* **Work required**: Write out the entire listing below exactly as it appears, minus any pictures.

## begin Provided data

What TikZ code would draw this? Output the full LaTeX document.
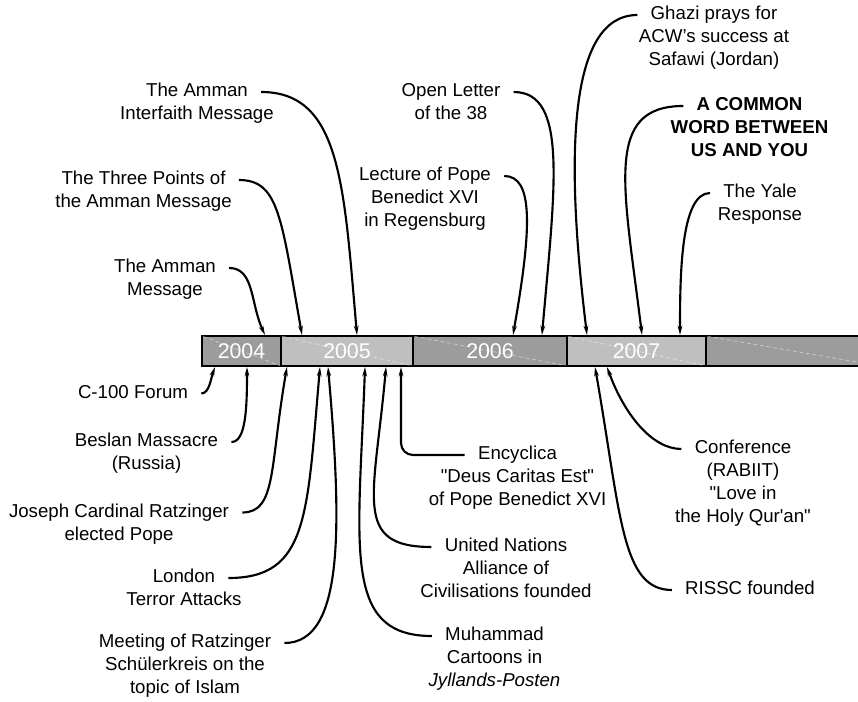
\documentclass[tikz,border=0pt]{standalone}
\usepackage{fontspec}
\setmainfont{Liberation Sans}[Ligatures=TeXOff]
\usepackage{tikz}
\usetikzlibrary{arrows.meta, positioning, calc}

\definecolor{bardark}{HTML}{9C9C9C}
\definecolor{barlight}{HTML}{BFBFBF}

\begin{document}
\begin{tikzpicture}[
    x=0.75pt, y=0.75pt,
    event/.style={font=\fontsize{14}{17.25}\selectfont, inner xsep=10pt, inner ysep=0pt, outer sep=0pt, text height=10pt, text depth=3pt},
    more/.style={font=\fontsize{14}{17.25}\selectfont, align=center, inner sep=0pt, outer sep=0pt, label distance=4.25pt},
    bold/.style={font=\fontsize{14}{17.25}\selectfont\bfseries},
    yearbox/.style={draw, line width=2pt, minimum height=22.5pt, inner sep=0pt, outer sep=0pt, text=white, font=\fontsize{16}{19}\selectfont},
    gloss/.style={white, opacity=0.5, line width=0.5pt, dash pattern=on 3pt off 2pt, shorten <=1pt, shorten >=1pt},
    arrow/.style={-{Stealth[length=7pt, width=3.5pt]}, line width=1.6pt},
]
    \useasboundingbox (0,0) rectangle (858,701);

    % time bar
    \node[yearbox, fill=bardark, minimum width=59.25pt, anchor=west] (y2004) at (202,350) {2004};
    \node[yearbox, fill=barlight, minimum width=99pt, right=0pt of y2004] (y2005) {2005};
    \node[yearbox, fill=bardark, minimum width=115.5pt, right=0pt of y2005] (y2006) {2006};
    \node[yearbox, fill=barlight, minimum width=104.25pt, right=0pt of y2006] (y2007) {2007};
    \node[yearbox, fill=bardark, minimum width=130.5pt, right=0pt of y2007] (ylater) {};
    \foreach \yr in {y2004,y2005,y2006,y2007,ylater}
        \draw[gloss] (\yr.north west) -- (\yr.south east);

    % events above the bar
    \node[event, label={[more]below:Message}] (amman) at (165,433) {The Amman};
    \node[event, label={[more]below:the Amman Message}] (threepts) at (143.5,521) {The Three Points of};
    \node[event, label={[more]below:Interfaith Message}] (interfaith) at (197,609) {The Amman};
    \node[event, label={[more]below:{Benedict XVI\\in Regensburg}}] (lecture) at (425,525) {Lecture of Pope};
    \node[event, label={[more]below:of the 38}] (openletter) at (451,609) {Open Letter};
    \node[event, label={[more]below:{ACW’s success at\\Safawi (Jordan)}}] (ghazi) at (714,686) {Ghazi prays for};
    \node[event, bold, label={[more, bold]below:{WORD BETWEEN\\US AND YOU}}] (acw) at (749.5,595) {A COMMON};
    \node[event, label={[more]below:Response}] (yale) at (760,508) {The Yale};

    % events below the bar
    \node[event] (c100) at (133,307.5) {C-100 Forum};
    \node[event, label={[more]below:(Russia)}] (beslan) at (146.5,259) {Beslan Massacre};
    \node[event, label={[more]below:elected Pope}] (pope) at (119,188.5) {Joseph Cardinal Ratzinger};
    \node[event, label={[more]below:Terror Attacks}] (london) at (184,123) {London};
    \node[event, label={[more]below:{Schülerkreis on the\\topic of Islam}}] (meeting) at (185,58) {Meeting of Ratzinger};
    \node[event, label={[more]below:{Cartoons in\\\textit{Jyllands-Posten}}}] (cartoons) at (494.5,65) {Muhammad};
    \node[event, label={[more]below:{Alliance of\\Civilisations founded}}] (unaoc) at (506,154) {United Nations};
    \node[event, label={[more]below:{"Deus Caritas Est"\\of Pope Benedict XVI}}] (encyc) at (517.5,246) {Encyclica};
    \node[event, label={[more]below:{(RABIIT)\\"Love in\\the Holy Qur'an"}}] (rabiit) at (743,252) {Conference};
    \node[event] (rissc) at (750,111) {RISSC founded};

    \draw[arrow] (amman.east) to[out=0, in=115, out distance=19pt, in distance=26pt] ($(y2004.north west)+(63,1)$);
    \draw[arrow] (threepts.east) to[out=0, in=100, out distance=30pt, in distance=90pt] ($(y2005.north west)+(21,1)$);
    \draw[arrow] (interfaith.east) to[out=0, in=95, out distance=60pt, in distance=112pt] ($(y2005.north west)+(76,1)$);
    \draw[arrow] (lecture.east) to[out=0, in=80, out distance=22pt, in distance=82pt] ($(y2006.north west)+(100,1)$);
    \draw[arrow] (openletter.east) to[out=0, in=85, out distance=41pt, in distance=112pt] ($(y2006.north west)+(129,1)$);
    \draw[arrow] (ghazi.west) to[out=180, in=97, out distance=52pt, in distance=135pt] ($(y2007.north west)+(20,1)$);
    \draw[arrow] (acw.west) to[out=180, in=97, out distance=60pt, in distance=112pt] ($(y2007.north west)+(75,1)$);
    \draw[arrow] (yale.west) to[out=180, in=90, out distance=22pt, in distance=45pt] ($(y2007.north west)+(113,1)$);

    \draw[arrow] (c100.east) to[out=0, in=250, out distance=6pt, in distance=9pt] ($(y2004.south west)+(13,-1)$);
    \draw[arrow] (beslan.east) to[out=0, in=270, out distance=11pt, in distance=30pt] ($(y2004.south west)+(45,-1)$);
    \draw[arrow] (pope.east) to[out=0, in=260, out distance=26pt, in distance=75pt] ($(y2005.south west)+(6,-1)$);
    \draw[arrow] (london.east) to[out=0, in=265, out distance=60pt, in distance=112pt] ($(y2005.south west)+(39,-1)$);
    \draw[arrow] (meeting.east) to[out=0, in=275, out distance=45pt, in distance=120pt] ($(y2005.south west)+(47,-1)$);
    \draw[arrow] (cartoons.west) to[out=180, in=268, out distance=68pt, in distance=135pt] ($(y2005.south west)+(84,-1)$);
    \draw[arrow] (unaoc.west) to[out=180, in=265, out distance=60pt, in distance=98pt] ($(y2005.south west)+(105,-1)$);
    \draw[arrow, rounded corners=9pt] (encyc.west) -| ($(y2005.south west)+(120,-1)$);
    \draw[arrow] (rabiit.west) to[out=180, in=290, out distance=22pt, in distance=38pt] ($(y2007.south west)+(40,-1)$);
    \draw[arrow] (rissc.west) to[out=180, in=280, out distance=38pt, in distance=112pt] ($(y2007.south west)+(28,-1)$);
\end{tikzpicture}
\end{document}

## end Provided data

* **Answer to this problem**:
What TikZ code would draw this? Output the full LaTeX document.
\documentclass[tikz,border=0pt]{standalone}
\usepackage{fontspec}
\setmainfont{Liberation Sans}[Ligatures=TeXOff]
\usepackage{tikz}
\usetikzlibrary{arrows.meta, positioning, calc}

\definecolor{bardark}{HTML}{9C9C9C}
\definecolor{barlight}{HTML}{BFBFBF}

\begin{document}
\begin{tikzpicture}[
    x=0.75pt, y=0.75pt,
    event/.style={font=\fontsize{14}{17.25}\selectfont, inner xsep=10pt, inner ysep=0pt, outer sep=0pt, text height=10pt, text depth=3pt},
    more/.style={font=\fontsize{14}{17.25}\selectfont, align=center, inner sep=0pt, outer sep=0pt, label distance=4.25pt},
    bold/.style={font=\fontsize{14}{17.25}\selectfont\bfseries},
    yearbox/.style={draw, line width=2pt, minimum height=22.5pt, inner sep=0pt, outer sep=0pt, text=white, font=\fontsize{16}{19}\selectfont},
    gloss/.style={white, opacity=0.5, line width=0.5pt, dash pattern=on 3pt off 2pt, shorten <=1pt, shorten >=1pt},
    arrow/.style={-{Stealth[length=7pt, width=3.5pt]}, line width=1.6pt},
]
    \useasboundingbox (0,0) rectangle (858,701);

    % time bar
    \node[yearbox, fill=bardark, minimum width=59.25pt, anchor=west] (y2004) at (202,350) {2004};
    \node[yearbox, fill=barlight, minimum width=99pt, right=0pt of y2004] (y2005) {2005};
    \node[yearbox, fill=bardark, minimum width=115.5pt, right=0pt of y2005] (y2006) {2006};
    \node[yearbox, fill=barlight, minimum width=104.25pt, right=0pt of y2006] (y2007) {2007};
    \node[yearbox, fill=bardark, minimum width=130.5pt, right=0pt of y2007] (ylater) {};
    \foreach \yr in {y2004,y2005,y2006,y2007,ylater}
        \draw[gloss] (\yr.north west) -- (\yr.south east);

    % events above the bar
    \node[event, label={[more]below:Message}] (amman) at (165,433) {The Amman};
    \node[event, label={[more]below:the Amman Message}] (threepts) at (143.5,521) {The Three Points of};
    \node[event, label={[more]below:Interfaith Message}] (interfaith) at (197,609) {The Amman};
    \node[event, label={[more]below:{Benedict XVI\\in Regensburg}}] (lecture) at (425,525) {Lecture of Pope};
    \node[event, label={[more]below:of the 38}] (openletter) at (451,609) {Open Letter};
    \node[event, label={[more]below:{ACW’s success at\\Safawi (Jordan)}}] (ghazi) at (714,686) {Ghazi prays for};
    \node[event, bold, label={[more, bold]below:{WORD BETWEEN\\US AND YOU}}] (acw) at (749.5,595) {A COMMON};
    \node[event, label={[more]below:Response}] (yale) at (760,508) {The Yale};

    % events below the bar
    \node[event] (c100) at (133,307.5) {C-100 Forum};
    \node[event, label={[more]below:(Russia)}] (beslan) at (146.5,259) {Beslan Massacre};
    \node[event, label={[more]below:elected Pope}] (pope) at (119,188.5) {Joseph Cardinal Ratzinger};
    \node[event, label={[more]below:Terror Attacks}] (london) at (184,123) {London};
    \node[event, label={[more]below:{Schülerkreis on the\\topic of Islam}}] (meeting) at (185,58) {Meeting of Ratzinger};
    \node[event, label={[more]below:{Cartoons in\\\textit{Jyllands-Posten}}}] (cartoons) at (494.5,65) {Muhammad};
    \node[event, label={[more]below:{Alliance of\\Civilisations founded}}] (unaoc) at (506,154) {United Nations};
    \node[event, label={[more]below:{"Deus Caritas Est"\\of Pope Benedict XVI}}] (encyc) at (517.5,246) {Encyclica};
    \node[event, label={[more]below:{(RABIIT)\\"Love in\\the Holy Qur'an"}}] (rabiit) at (743,252) {Conference};
    \node[event] (rissc) at (750,111) {RISSC founded};

    \draw[arrow] (amman.east) to[out=0, in=115, out distance=19pt, in distance=26pt] ($(y2004.north west)+(63,1)$);
    \draw[arrow] (threepts.east) to[out=0, in=100, out distance=30pt, in distance=90pt] ($(y2005.north west)+(21,1)$);
    \draw[arrow] (interfaith.east) to[out=0, in=95, out distance=60pt, in distance=112pt] ($(y2005.north west)+(76,1)$);
    \draw[arrow] (lecture.east) to[out=0, in=80, out distance=22pt, in distance=82pt] ($(y2006.north west)+(100,1)$);
    \draw[arrow] (openletter.east) to[out=0, in=85, out distance=41pt, in distance=112pt] ($(y2006.north west)+(129,1)$);
    \draw[arrow] (ghazi.west) to[out=180, in=97, out distance=52pt, in distance=135pt] ($(y2007.north west)+(20,1)$);
    \draw[arrow] (acw.west) to[out=180, in=97, out distance=60pt, in distance=112pt] ($(y2007.north west)+(75,1)$);
    \draw[arrow] (yale.west) to[out=180, in=90, out distance=22pt, in distance=45pt] ($(y2007.north west)+(113,1)$);

    \draw[arrow] (c100.east) to[out=0, in=250, out distance=6pt, in distance=9pt] ($(y2004.south west)+(13,-1)$);
    \draw[arrow] (beslan.east) to[out=0, in=270, out distance=11pt, in distance=30pt] ($(y2004.south west)+(45,-1)$);
    \draw[arrow] (pope.east) to[out=0, in=260, out distance=26pt, in distance=75pt] ($(y2005.south west)+(6,-1)$);
    \draw[arrow] (london.east) to[out=0, in=265, out distance=60pt, in distance=112pt] ($(y2005.south west)+(39,-1)$);
    \draw[arrow] (meeting.east) to[out=0, in=275, out distance=45pt, in distance=120pt] ($(y2005.south west)+(47,-1)$);
    \draw[arrow] (cartoons.west) to[out=180, in=268, out distance=68pt, in distance=135pt] ($(y2005.south west)+(84,-1)$);
    \draw[arrow] (unaoc.west) to[out=180, in=265, out distance=60pt, in distance=98pt] ($(y2005.south west)+(105,-1)$);
    \draw[arrow, rounded corners=9pt] (encyc.west) -| ($(y2005.south west)+(120,-1)$);
    \draw[arrow] (rabiit.west) to[out=180, in=290, out distance=22pt, in distance=38pt] ($(y2007.south west)+(40,-1)$);
    \draw[arrow] (rissc.west) to[out=180, in=280, out distance=38pt, in distance=112pt] ($(y2007.south west)+(28,-1)$);
\end{tikzpicture}
\end{document}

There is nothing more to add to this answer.